# ~HI~



## Frostyangel (Jul 17, 2004)

Hi all!! I just found this site and immediately bookmarked it . I am a new cat owner (new PET OWNER also  ) I adopted a cat that my husband had put outside. (Click Here to read about that 
I will try to get some pictures of her up. She is a beautiful chocolate Point siamese cat, purebred, and her name is Siame (thank my husband for that one, its like naming a cat kitty, naming a siamese cat "siame" but I think it is original and very cute) But when she was little she was given steroids because she fell down the steps a few times, was actually SAT ON, and had other traumatizing things happen to her as a kitten. So now instead of having the slender appearance of the Siamese she has much more muscle tone, but you can tell she is a siamese because of the Chocolate point colors that she has. She is VERY vocal (typical siamese trait so I have heard) and very sociable. She just had ANOTHER litter of kittens. (this poor cat was getting pregnant every time she went into heat since she was put outside!!! But no more of that, as soon as she weans the kittens she is going to be spayed) She has three kittens, which are 2-3 days old. Two of them are black and one of them is a grey tabby. I am going to keep the tabby but have not come up with a name for her. I think I like the name Fanasie (pronounced like fantasy without the t) because when I was much younger the woman who babysat me had just gotten two kittens and told me I could name one, it was also a grey tabby. I would like to make this one its namesake as it has long since died. But I don't know I might want to wait a little longer before coming up with a definate name. 

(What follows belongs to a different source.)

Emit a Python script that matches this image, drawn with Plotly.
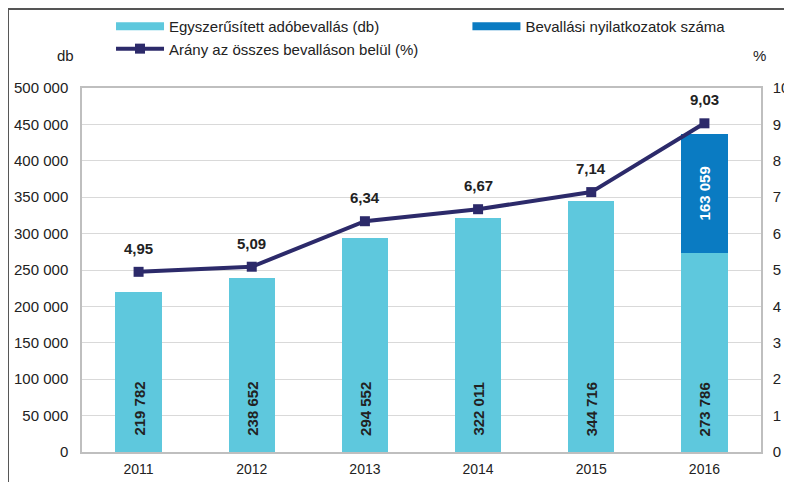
import plotly.graph_objects as go

years = [2011, 2012, 2013, 2014, 2015, 2016]
simplified = [219782, 238652, 294552, 322011, 344716, 273786]
declarations = [0, 0, 0, 0, 0, 163059]
ratio = [4.95, 5.09, 6.34, 6.67, 7.14, 9.03]
left_ticks = [0, 50000, 100000, 150000, 200000, 250000, 300000, 350000, 400000, 450000, 500000]
right_ticks = [0, 1, 2, 3, 4, 5, 6, 7, 8, 9, 10]

FONT = "Liberation Sans, Arial, sans-serif"
LIGHT = "#5ec8dd"
DARK = "#0a7bc2"
NAVY = "#2c2a6a"
TXT = "#222222"
NAME_A = "Egyszerűsített adóbevallás (db)"
NAME_B = "Bevallási nyilatkozatok száma"
NAME_C = "Arány az összes bevalláson belül (%)"

def fmt(v):
    return f"{v:,}".replace(",", " ")

fig = go.Figure()
fig.add_trace(go.Bar(
    x=years, y=simplified, name=NAME_A, showlegend=False,
    marker=dict(color=LIGHT, line=dict(width=0)), width=0.41,
))
fig.add_trace(go.Bar(
    x=years, y=declarations, name=NAME_B, showlegend=False,
    marker=dict(color=DARK, line=dict(width=0)), width=0.41,
    text=[fmt(v) if v else "" for v in declarations],
    textposition="inside", insidetextanchor="middle", textangle=-90,
    textfont=dict(family=FONT, size=15, color="white", weight="bold"),
))
fig.add_trace(go.Scatter(
    x=years, y=ratio, name=NAME_C,
    yaxis="y2", mode="lines+markers", legend="legend", legendrank=2,
    line=dict(color=NAVY, width=4),
    marker=dict(symbol="square", size=10, color=NAVY),
))
# legend swatches for the bar series (wide rectangles as in the original)
fig.add_trace(go.Scatter(x=[None], y=[None], name=NAME_A, mode="lines",
                         line=dict(color=LIGHT, width=8), legend="legend",
                         legendrank=1))
fig.add_trace(go.Scatter(x=[None], y=[None], name=NAME_B, mode="lines",
                         line=dict(color=DARK, width=8), legend="legend2"))

annotations = []
for yr, v in zip(years, simplified):
    annotations.append(dict(
        x=yr, y=0, xref="x", yref="y", text=f"<b>{fmt(v)}</b>", showarrow=False,
        textangle=-90, yanchor="bottom", yshift=14,
        font=dict(family=FONT, size=15, color=TXT),
    ))
for yr, v in zip(years, ratio):
    annotations.append(dict(
        x=yr, y=v, xref="x", yref="y2", text=f"<b>{v:.2f}</b>".replace(".", ","),
        showarrow=False, yanchor="bottom", yshift=13,
        font=dict(family=FONT, size=15, color=TXT),
    ))
annotations.append(dict(x=(76 - 82) / 679, y=(452 - 55) / 364, xref="paper", yref="paper",
                        text="db", showarrow=False, xanchor="right", yanchor="middle",
                        font=dict(family=FONT, size=15, color=TXT)))
annotations.append(dict(x=(751 - 82) / 679, y=(452 - 55) / 364, xref="paper", yref="paper",
                        text="%", showarrow=False, xanchor="left", yanchor="middle",
                        font=dict(family=FONT, size=15, color=TXT)))

shapes = [
    dict(type="line", xref="paper", yref="paper", x0=-0.109, x1=-0.109, y0=-0.2, y1=1.217,
         line=dict(color="#555555", width=2)),
    dict(type="line", xref="paper", yref="paper", x0=-0.109, x1=1.2, y0=1.217, y1=1.217,
         line=dict(color="#555555", width=2)),
]

legfont = dict(family=FONT, size=15, color=TXT)
fig.update_layout(
    width=784, height=474,
    margin=dict(l=74, r=31, t=80, b=30, autoexpand=False),
    paper_bgcolor="white", plot_bgcolor="white",
    barmode="stack",
    font=dict(family=FONT, size=15, color=TXT),
    showlegend=True,
    legend=dict(orientation="v", xref="container", yref="container",
                x=0.1314, y=0.996, xanchor="left", yanchor="top",
                itemwidth=48, traceorder="normal", font=legfont,
                bgcolor="rgba(0,0,0,0)", tracegroupgap=0),
    legend2=dict(orientation="v", xref="container", yref="container",
                 x=0.586, y=0.996, xanchor="left", yanchor="top",
                 itemwidth=48, font=legfont, bgcolor="rgba(0,0,0,0)"),
    xaxis=dict(type="linear", range=[2010.5, 2016.5], tickmode="array",
               tickvals=years, ticktext=[str(y) for y in years],
               ticklabelstandoff=3,
               showline=True, linecolor="#bfbfbf", linewidth=1.5,
               mirror=True, ticks="", showgrid=False, zeroline=False,
               tickfont=dict(size=14), automargin=False),
    yaxis=dict(range=[0, 500000], tickmode="array", tickvals=left_ticks,
               ticktext=[fmt(t) for t in left_ticks], ticklabelstandoff=9,
               showgrid=True, gridcolor="#d9d9d9", gridwidth=1.2,
               showline=True, linecolor="#bfbfbf", linewidth=1.5, ticks="",
               zeroline=False, tickfont=dict(size=15), automargin=False),
    yaxis2=dict(range=[0, 10], tickmode="array", tickvals=right_ticks,
                ticktext=[str(t) for t in right_ticks], overlaying="y", side="right",
                ticklabelstandoff=7,
                showgrid=False, showline=True, linecolor="#bfbfbf", linewidth=1.5,
                ticks="", zeroline=False, tickfont=dict(size=15), automargin=False),
    annotations=annotations,
    shapes=shapes,
)

fig.write_html("out.html")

I have 19 month old daughter who loves the kittens and has learned (upon being scratched, but just lightly as a warning I believe, by Siame) that she is to keep her distance from the box its ok to look but not to touch the kittens. She calls everything puppy for some reason (easy to say I guess) and actually ARGUED with me (yes I argued with a 19 month old LOL) when I tried to get her to say kitty. SHe ended that arguement quickly when she got this "I got an idea" look on her face, looked at me and (very arrogently I might add LOL) said "Baby". I couldn't argue with that LOL. She is one of the reasons that I am gonna keep one of the cats because she LOVES animals. 

Ok I know I ranted on and on lol. and hey suggestions on kitten names would be appreciated, or do you all think Fanasie is a good name?


----------



## Ianthe (Jun 7, 2004)

Well, I already said so on the other board, but,







to the Cat Forum!!!!!!!


----------



## CyberPet (May 12, 2004)

Welcome to the forum!!!! Since you have a Siamese I'm extra glad. I love Siamese and we have now two 18 week old Seal Point Siamese kittens. They are great! You will have so much fun with your new cat and the kitten you're going to keep!


----------



## PrincessClaire (Jan 16, 2004)

Welcome to the board have fun this is a great place


----------



## Aonir (Aug 18, 2003)

Welcome to Cat Forum!


----------



## Lori (Jun 8, 2003)

Welcome!


----------



## Frostyangel (Jul 17, 2004)

Thanks for the welcome


----------



## Jeanie (Jun 18, 2003)

I think we Siamese moms are taking over the forum! Welcome!


----------



## Mike (Jan 27, 2004)

Welcome to the Cat Forum!

Peace,
Mike


----------



## kitkat (Sep 22, 2003)

Welcome to the forum :lol:


----------